SCHAUMBURG, Ill. -- Shopping at dollar stores is becoming an increasing part of American life, according to ACNielsen U.S., an operating unit of ACNielsen Corporation. An ACNielsen Homescan¿ consumer panel analysis found that 52% of U.S households shopped at dollar stores such as Family Dollar, Dollar General and Dollar Tree in 1999 -- up from 47% in 1998.
"Dollar stores have carved out a successful niche for themselves," according to Todd Hale, senior vice president, ACNielsen consumer analytics. "In many cases, they have been able to buy or lease low-cost stores in poorer areas. Their strategy in offering low prices, a wide selection of basic staple items and a simple pricing structure is proving effective in appealing to the lower-income populations they serve."
An analysis of the top ten product groups sold in dollar stores shows that the channel continues to take share away from other channels. Such Center Store categories as candy, detergents, laundry supplies, household cleaners, soap, paper products and snacks stand to feel an impact from this new alternative format.
"While moving from a 2.7% to 3.1% share within the detergent product group, for example, may not seem dramatic, annual detergent product group sales total nearly $8 billion," Hale said. "Capturing an additional four tenths of a percentage point of share shifts nearly $32 million to the dollar store channel.
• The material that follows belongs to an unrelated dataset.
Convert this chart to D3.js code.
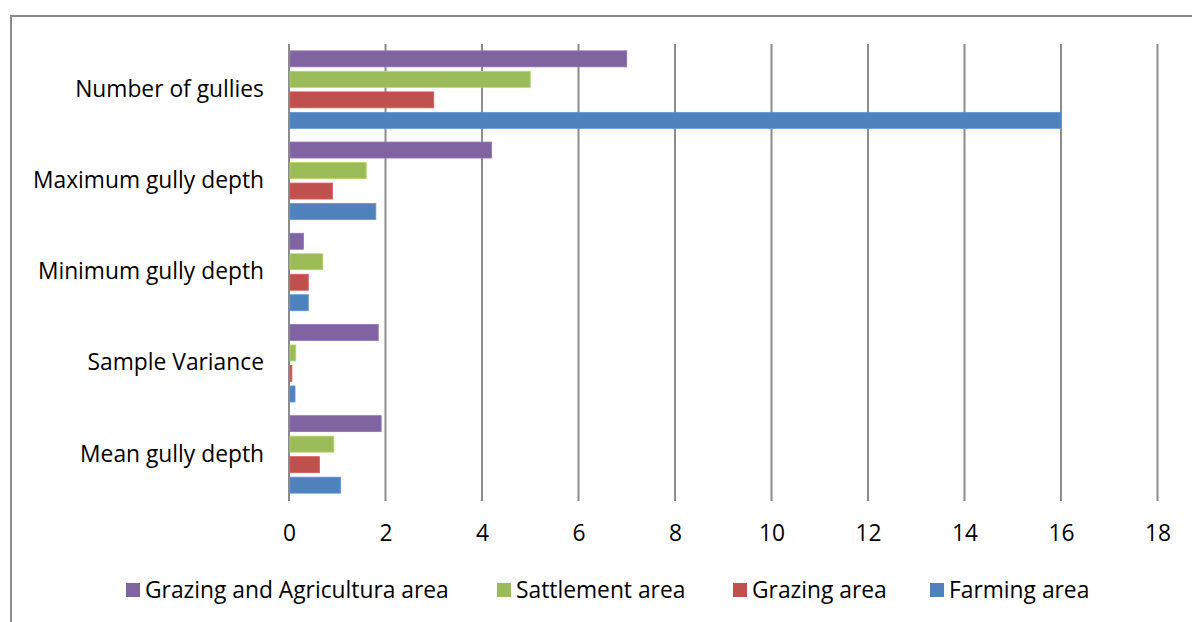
<!DOCTYPE html>
<html>
<head>
<meta charset="utf-8">
<script src="https://cdn.jsdelivr.net/npm/d3@7"></script>
<style>
  html, body { margin: 0; padding: 0; background: #fff; }
  svg { display: block; }
  text { font-family: "Open Sans", Lato, sans-serif; fill: #000; }
</style>
</head>
<body>
<svg id="chart" width="1192" height="622"></svg>
<script>
const categories = ["Number of gullies", "Maximum gully depth", "Minimum gully depth", "Sample Variance", "Mean gully depth"];
const seriesNames = ["Grazing and Agricultura area", "Sattlement area", "Grazing area", "Farming area"];
const seriesColors = ["#8064A2", "#9BBB59", "#C0504D", "#4F81BD"];
const grazingAgriValues = [7, 4.2, 0.3, 1.85, 1.91];
const settlementValues = [5, 1.6, 0.7, 0.14, 0.93];
const grazingValues = [3, 0.9, 0.4, 0.06, 0.63];
const farmingValues = [16, 1.8, 0.4, 0.125, 1.07];
const xTicks = [0, 2, 4, 6, 8, 10, 12, 14, 16, 18];

const seriesValues = [grazingAgriValues, settlementValues, grazingValues, farmingValues];
const FONT = "'Open Sans', Lato, sans-serif";
const FS = 22.8;

const svg = d3.select("#chart");

// outer border
svg.append("path")
  .attr("d", "M11,640 L11,16 L1200,16")
  .attr("fill", "none").attr("stroke", "#8a8a8a").attr("stroke-width", 2);

const x = d3.scaleLinear().domain([0, 18]).range([289, 1157.5]);
const y = d3.scaleBand().domain(categories).range([44, 500]).paddingInner(0).paddingOuter(0);
const ySub = d3.scaleBand().domain(seriesNames).range([0, y.bandwidth()]).paddingInner(0.22).paddingOuter(0.334);

// gridlines
svg.append("g").selectAll("line").data(xTicks).join("line")
  .attr("x1", d => x(d)).attr("x2", d => x(d))
  .attr("y1", 44).attr("y2", 501)
  .attr("stroke", "#8c8c8c").attr("stroke-width", 2);

// x axis labels
const xAxis = d3.axisBottom(x).tickValues(xTicks).tickSize(0).tickPadding(0);
const gx = svg.append("g").attr("transform", "translate(0,525)").call(xAxis);
gx.select(".domain").remove();
gx.selectAll("text").attr("font-size", FS).attr("font-family", FONT).attr("fill", "#000").attr("dy", "0.71em");

// y axis labels
const yAxis = d3.axisLeft(y).tickSize(0).tickPadding(0);
const gy = svg.append("g").attr("transform", "translate(264,0)").call(yAxis);
gy.select(".domain").remove();
gy.selectAll("text").attr("font-size", FS).attr("font-family", FONT).attr("fill", "#000");

// bars
seriesNames.forEach((s, si) => {
  svg.append("g").selectAll("rect").data(categories).join("rect")
    .attr("x", x(0) + 1)
    .attr("y", c => y(c) + ySub(s))
    .attr("width", (c, ci) => Math.max(0, x(seriesValues[si][ci]) - x(0) - 1))
    .attr("height", ySub.bandwidth())
    .attr("fill", seriesColors[si])
    .attr("stroke", d3.color(seriesColors[si]).brighter(0.4))
    .attr("stroke-width", 0.8);
});

// legend
const legendX = [126, 497, 733, 930];
const lg = svg.append("g");
seriesNames.forEach((s, i) => {
  lg.append("rect").attr("x", legendX[i]).attr("y", 583).attr("width", 14).attr("height", 14).attr("fill", seriesColors[i]);
  lg.append("text").attr("x", legendX[i] + 19).attr("y", 598).attr("font-size", FS).attr("font-family", FONT).text(s);
});
</script>
</body>
</html>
This channel is more than nibbling away at some of the other channels; it's taking a significant bite out of portions of their business."
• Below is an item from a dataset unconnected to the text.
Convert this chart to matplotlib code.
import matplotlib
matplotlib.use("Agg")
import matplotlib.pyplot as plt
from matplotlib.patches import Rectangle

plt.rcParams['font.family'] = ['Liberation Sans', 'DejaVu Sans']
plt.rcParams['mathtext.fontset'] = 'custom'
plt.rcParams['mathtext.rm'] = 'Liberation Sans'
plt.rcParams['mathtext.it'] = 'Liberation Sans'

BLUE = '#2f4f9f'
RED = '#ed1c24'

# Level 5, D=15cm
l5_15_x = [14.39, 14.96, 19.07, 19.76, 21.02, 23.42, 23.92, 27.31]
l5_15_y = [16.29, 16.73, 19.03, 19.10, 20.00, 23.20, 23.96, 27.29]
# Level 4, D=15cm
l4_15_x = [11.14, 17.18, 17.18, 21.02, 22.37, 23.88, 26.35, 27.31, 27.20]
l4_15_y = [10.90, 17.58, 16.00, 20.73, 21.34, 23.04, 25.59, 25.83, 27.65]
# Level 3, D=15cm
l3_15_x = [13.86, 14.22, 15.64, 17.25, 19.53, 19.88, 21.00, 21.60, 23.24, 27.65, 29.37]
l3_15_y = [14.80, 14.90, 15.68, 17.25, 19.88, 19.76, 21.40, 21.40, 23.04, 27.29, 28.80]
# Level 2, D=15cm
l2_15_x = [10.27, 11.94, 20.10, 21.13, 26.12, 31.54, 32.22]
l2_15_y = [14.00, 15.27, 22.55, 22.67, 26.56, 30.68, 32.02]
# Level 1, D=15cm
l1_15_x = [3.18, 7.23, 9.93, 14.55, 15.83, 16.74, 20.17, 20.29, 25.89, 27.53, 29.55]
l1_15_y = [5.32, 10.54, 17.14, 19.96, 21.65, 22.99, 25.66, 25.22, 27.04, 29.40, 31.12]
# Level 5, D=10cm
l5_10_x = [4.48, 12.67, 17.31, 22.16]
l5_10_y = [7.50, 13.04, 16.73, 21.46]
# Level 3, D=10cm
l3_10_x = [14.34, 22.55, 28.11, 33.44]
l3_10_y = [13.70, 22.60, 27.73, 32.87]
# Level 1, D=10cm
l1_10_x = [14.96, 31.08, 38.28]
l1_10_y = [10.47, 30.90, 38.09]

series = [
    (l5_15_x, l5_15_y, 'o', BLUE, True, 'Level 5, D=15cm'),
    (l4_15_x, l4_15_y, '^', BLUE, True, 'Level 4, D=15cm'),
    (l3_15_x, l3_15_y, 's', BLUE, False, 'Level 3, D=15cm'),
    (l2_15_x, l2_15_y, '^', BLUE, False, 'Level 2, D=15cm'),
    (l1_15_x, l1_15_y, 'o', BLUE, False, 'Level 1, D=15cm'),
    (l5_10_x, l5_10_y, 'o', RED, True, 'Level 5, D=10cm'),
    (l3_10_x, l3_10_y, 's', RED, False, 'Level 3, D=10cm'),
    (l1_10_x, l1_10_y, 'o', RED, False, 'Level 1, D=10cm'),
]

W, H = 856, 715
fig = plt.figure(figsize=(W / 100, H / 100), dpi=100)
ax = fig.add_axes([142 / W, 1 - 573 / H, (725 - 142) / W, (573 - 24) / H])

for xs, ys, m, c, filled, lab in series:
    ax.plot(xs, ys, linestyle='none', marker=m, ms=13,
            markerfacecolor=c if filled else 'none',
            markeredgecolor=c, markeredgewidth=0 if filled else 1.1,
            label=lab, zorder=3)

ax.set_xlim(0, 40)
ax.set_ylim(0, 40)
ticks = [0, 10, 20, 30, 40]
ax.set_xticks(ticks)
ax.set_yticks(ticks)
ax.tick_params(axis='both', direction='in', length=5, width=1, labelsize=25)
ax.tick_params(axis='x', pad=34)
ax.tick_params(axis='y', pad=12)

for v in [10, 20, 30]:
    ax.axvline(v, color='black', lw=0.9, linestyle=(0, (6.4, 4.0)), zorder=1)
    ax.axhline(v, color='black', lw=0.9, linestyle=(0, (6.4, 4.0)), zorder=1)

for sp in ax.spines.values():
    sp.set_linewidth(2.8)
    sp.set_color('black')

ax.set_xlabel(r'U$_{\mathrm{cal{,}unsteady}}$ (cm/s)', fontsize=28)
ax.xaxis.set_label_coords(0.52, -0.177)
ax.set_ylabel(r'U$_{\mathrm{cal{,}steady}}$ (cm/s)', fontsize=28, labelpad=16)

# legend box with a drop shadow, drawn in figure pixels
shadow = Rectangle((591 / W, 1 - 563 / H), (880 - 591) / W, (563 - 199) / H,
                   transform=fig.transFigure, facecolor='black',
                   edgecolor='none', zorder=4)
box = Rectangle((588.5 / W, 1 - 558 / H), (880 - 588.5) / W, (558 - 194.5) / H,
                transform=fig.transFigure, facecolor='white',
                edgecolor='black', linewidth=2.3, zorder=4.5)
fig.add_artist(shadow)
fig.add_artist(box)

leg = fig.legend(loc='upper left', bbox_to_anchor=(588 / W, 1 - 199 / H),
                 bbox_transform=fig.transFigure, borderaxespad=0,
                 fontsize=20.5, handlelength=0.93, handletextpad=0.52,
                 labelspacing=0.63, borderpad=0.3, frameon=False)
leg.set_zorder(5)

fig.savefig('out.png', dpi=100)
This information comes from the ACNielsen Homescan suite of syndicated products, which includes Consumer*Facts, Channel*Facts, and Account Shopper Profiler. Homescan tracks 55,000 households in 21 local markets. Homescan households scan the UPC-coded products they purchase with a patented hand-held home scanner and then download the information via telephone to ACNielsen. Random weight (non UPC-coded) product purchases are also captured from 15,000 households in eight local markets.